Despite the rise of the Internet, video games and whatnot, television remains the dominant medium for kids. In a typical day, 66 percent spend more than an hour watching TV, vs. 44 percent who spend that much time listening to music, 28 percent using computers and 22 percent playing video games. Including prerecorded shows and DVDs/videos, kids spend an average of 3:51 per day watching TV. By comparison, they spend 1:44 listening to music, 1:02 using computers (apart from schoolwork), 0:49 playing video games, and 0:43 reading for recreation. TV also has a central role in the transformation of kids’ bedrooms into “multi-media centers.” Sixty-eight percent of kids have a TV in their own room; 54 percent have a VCR or DVD player there. Naturally, this correlates with greater usage of TV: Kids with a set in their room watch an average of 1:27 more than other kids.

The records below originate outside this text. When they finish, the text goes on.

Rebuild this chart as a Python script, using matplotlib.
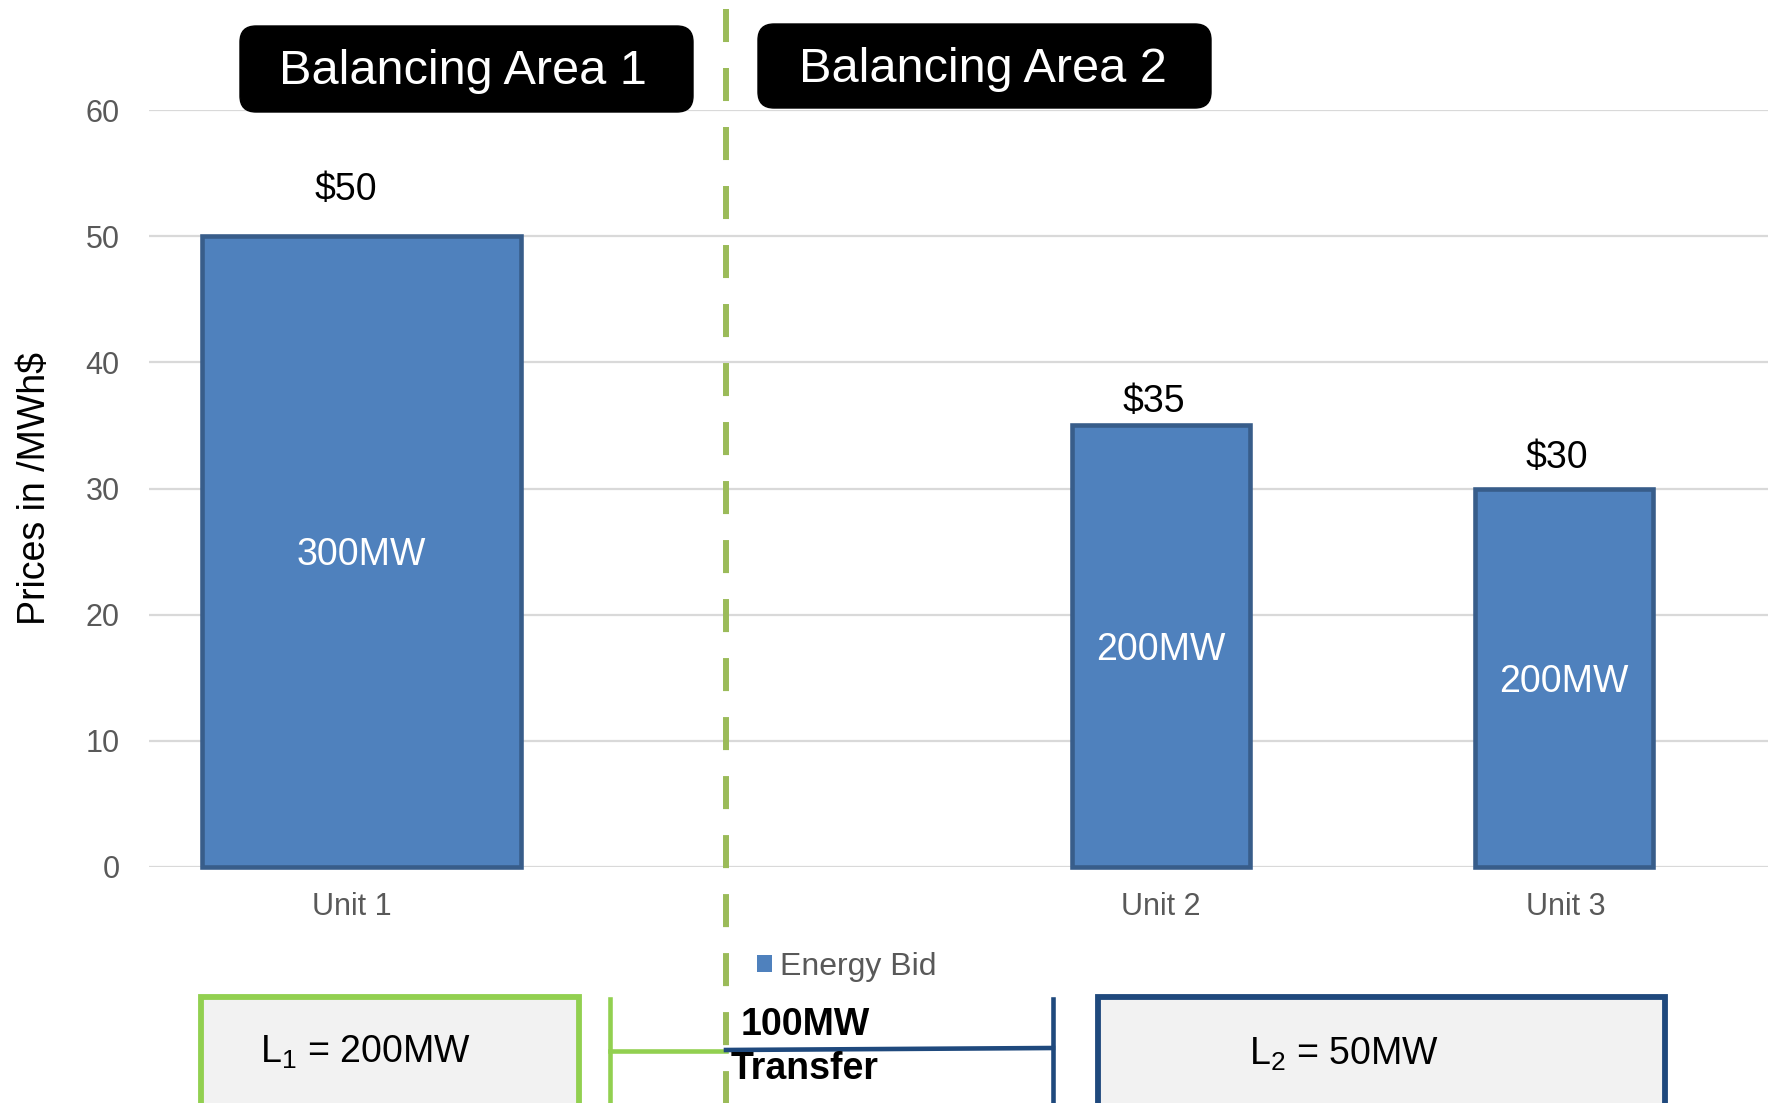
import matplotlib
matplotlib.use("Agg")
import matplotlib.pyplot as plt
from matplotlib.patches import FancyBboxPatch, Rectangle, Patch
from matplotlib.lines import Line2D
from matplotlib.transforms import IdentityTransform

plt.rcParams['font.family'] = 'Liberation Sans'
plt.rcParams['mathtext.fontset'] = 'custom'
plt.rcParams['mathtext.rm'] = 'Liberation Sans'
plt.rcParams['mathtext.default'] = 'regular'

# energy bids per unit
units = ['Unit 1', 'Unit 2', 'Unit 3']
unit_slot = [0, 2, 3]            # slot 1 left empty between the two areas
prices = [50, 35, 30]            # $/MWh
capacity_mw = [300, 200, 200]
bar_widths = [0.79, 0.44, 0.44]
bar_shift = [0.025, 0.0, -0.005]
price_ticks = [0, 10, 20, 30, 40, 50, 60]

areas = ['Balancing Area 1', 'Balancing Area 2']
loads_mw = [200, 50]
transfer_mw = 100

BAR = '#4f81bd'
BAR_EDGE = '#385d8a'
GREEN = '#92d050'
OLIVE = '#9bbb59'
NAVY = '#1f497d'
GREY_TXT = '#595959'

W, H = 1772, 1103
fig = plt.figure(figsize=(W / 100, H / 100), dpi=100)
ax = fig.add_axes([149 / W, 1 - 867 / H, 1619 / W, 757 / H])

bar_x = [s + d for s, d in zip(unit_slot, bar_shift)]
bars = ax.bar(bar_x, prices, width=bar_widths, color=BAR,
              edgecolor=BAR_EDGE, linewidth=3.3, zorder=3, clip_on=False)

# price above each bar, capacity in the middle
lifts = [(-11, 33), (-5, 17), (-5, 22)]
for b, p, mw, (dx, dy) in zip(bars, prices, capacity_mw, lifts):
    cx = b.get_x() + b.get_width() / 2
    ax.annotate(f'${p}', (cx, p), xytext=(dx, dy), textcoords='offset points',
                ha='center', va='center', fontsize=27, color='black')
    ax.text(cx, p / 2 - 0.3, f'{mw}MW', ha='center', va='center',
            fontsize=27, color='white', zorder=4)

ax.set_xlim(-0.5, 3.5)
ax.set_ylim(0, 60)
ax.set_yticks(price_ticks)
ax.set_xticks(unit_slot)
ax.set_xticklabels(units)
ax.yaxis.grid(True, color='#d9d9d9', linewidth=1.6)
ax.set_axisbelow(True)
for s in ax.spines.values():
    s.set_visible(False)
ax.tick_params(axis='y', length=0, pad=21, labelsize=22, labelcolor=GREY_TXT)
ax.tick_params(axis='x', length=0, pad=18, labelsize=22, labelcolor=GREY_TXT)
ax.set_ylabel('Prices in /MWh$', fontsize=27, color='black')
ax.yaxis.set_label_coords(-0.059, 0.5)


def px_rect(x0, y0, x1, y1, cls=Rectangle, **kw):
    # pixel box, y measured from the top of the figure
    if cls is FancyBboxPatch:
        p = FancyBboxPatch((x0, H - y1), x1 - x0, y1 - y0, transform=IdentityTransform(), **kw)
    else:
        p = Rectangle((x0, H - y1), x1 - x0, y1 - y0, transform=IdentityTransform(), **kw)
    fig.add_artist(p)
    return p


def px_line(xs, ys, **kw):
    ln = Line2D(xs, [H - y for y in ys], transform=IdentityTransform(), **kw)
    fig.add_artist(ln)
    return ln


def px_text(x, y, s, **kw):
    fig.text(x / W, 1 - y / H, s, ha='center', va='center', **kw)


# area headers
header_boxes = [(240, 26, 693, 112), (758, 24, 1211, 108)]
header_centers = [(463, 71), (983, 69)]
for name, bx, c in zip(areas, header_boxes, header_centers):
    px_rect(*bx, cls=FancyBboxPatch, boxstyle='round,pad=0,rounding_size=16',
            facecolor='black', edgecolor='black', zorder=6)
    px_text(*c, name, fontsize=35, color='white', zorder=7)

# boundary between the areas
px_line([725.6, 725.6], [9, H], color=OLIVE, linewidth=4.3,
        dashes=(5.53, 4.35), zorder=5)

# loads and the transfer link
px_rect(201, 997, 579, H + 20, facecolor='#f2f2f2', edgecolor=GREEN, linewidth=4.2, zorder=5)
px_rect(1098, 997, 1665, H + 20, facecolor='#f2f2f2', edgecolor=NAVY, linewidth=4.2, zorder=5)
px_text(365, 1052, f'L$_1$ = {loads_mw[0]}MW', fontsize=27, color='black', zorder=7)
px_text(1344, 1054, f'L$_2$ = {loads_mw[1]}MW', fontsize=27, color='black', zorder=7)

px_line([610, 610], [999, H], color=GREEN, linewidth=3.3, zorder=5)
px_line([610, 726], [1051, 1051], color=GREEN, linewidth=3.3, zorder=5)
px_line([726, 1053], [1050, 1048], color=NAVY, linewidth=3.3, zorder=5)
px_line([1053, 1053], [999, H], color=NAVY, linewidth=3.3, zorder=5)
px_text(805, 1025, f'{transfer_mw}MW', fontsize=27, fontweight='bold', color='black', zorder=7)
px_text(805, 1069, 'Transfer', fontsize=27, fontweight='bold', color='black', zorder=7)

fig.legend(handles=[Patch(facecolor=BAR, label='Energy Bid')], loc='center left',
           bbox_to_anchor=(757 / W, 1 - 967 / H), frameon=False, fontsize=23,
           labelcolor=GREY_TXT, handlelength=0.47, handleheight=0.47,
           handletextpad=0.25, borderpad=0, borderaxespad=0)

fig.savefig('out.png', dpi=100)
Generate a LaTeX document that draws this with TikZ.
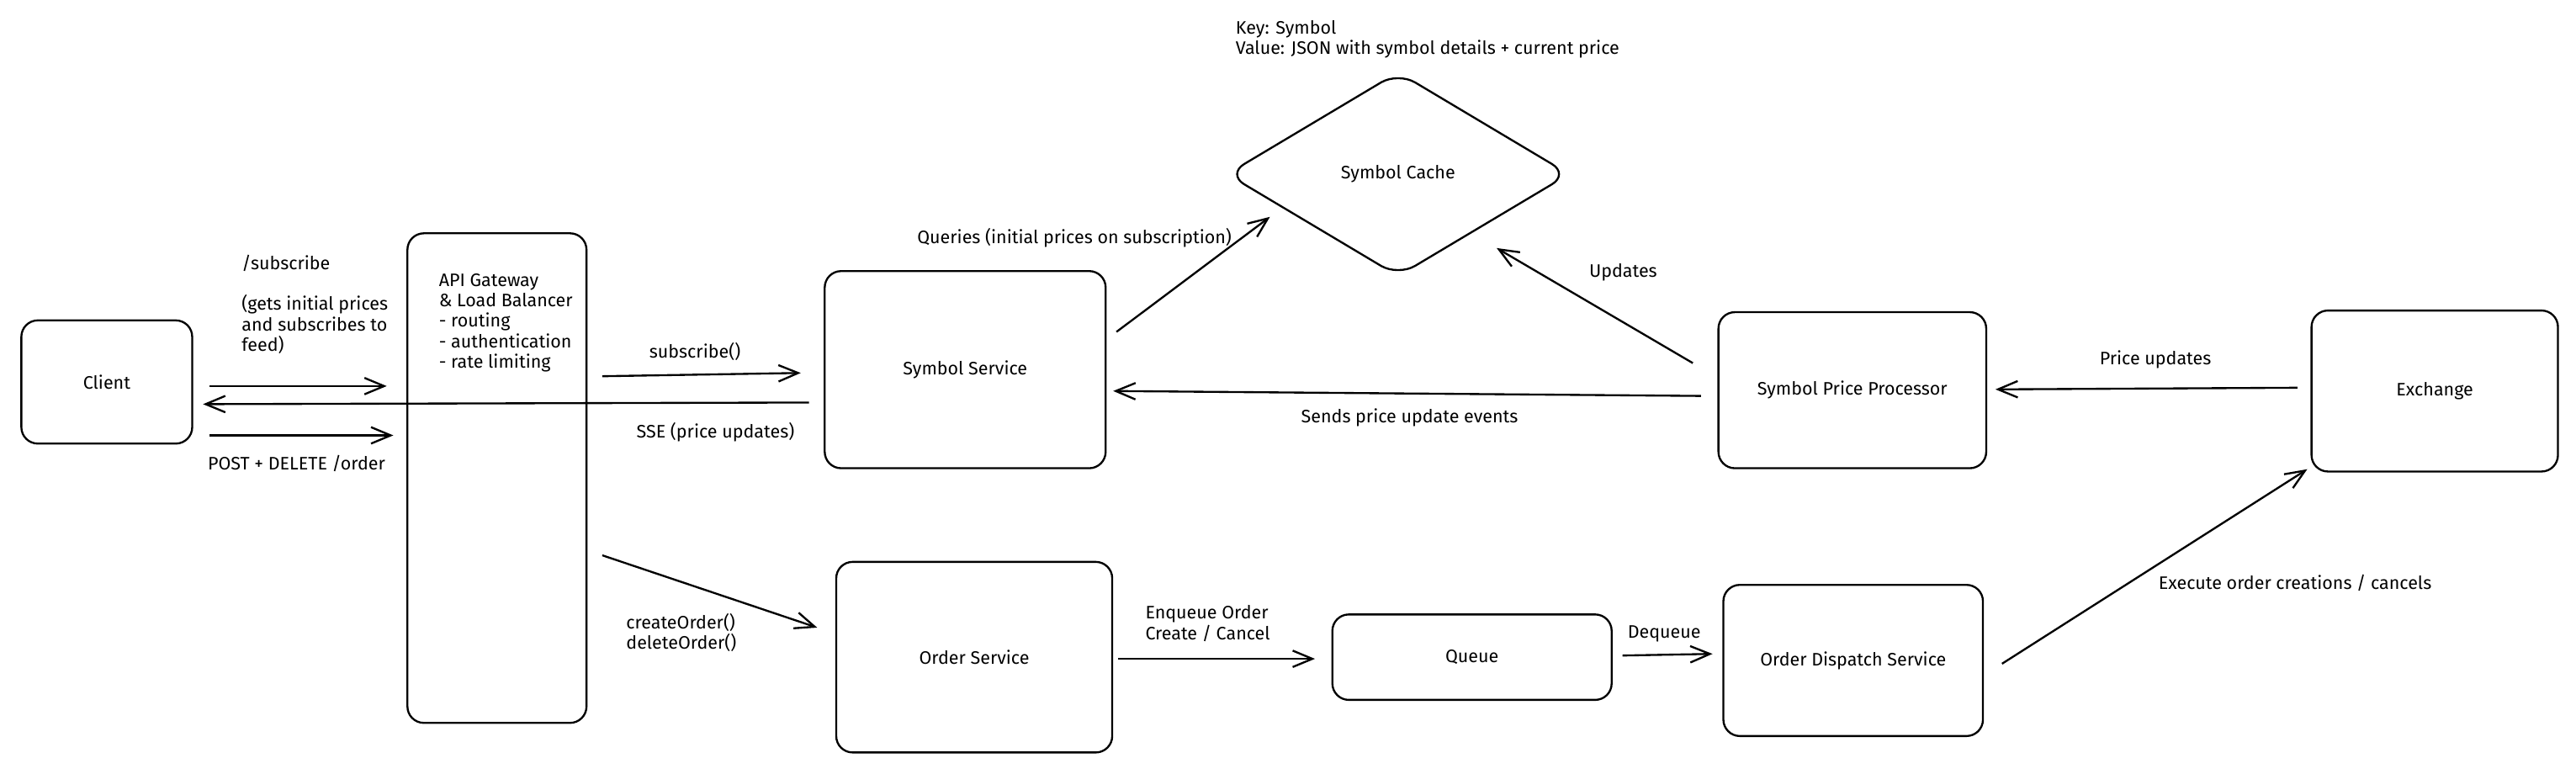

Experts and parents alike have voiced concern in recent years that the proliferation of media usage pulls kids away from other activities. The research, though, indicates this isn’t so: “in fact, it seems that those young people who spend the most time using media are also those whose lives are the most full with family, friends, sports, and other interests.” For instance, those classified as “heavy users” of TV spend 2:42 hanging out with their parents, vs. 2:09 for “light users.” (That’s partly because they watch TV together.) Heavy TV users spend 1:34 daily on “physical activity,” vs. 1:25 for light users. Homework is the exception to the rule: Heavy users of TV spend 0:38 on it, while light users spend 0:57.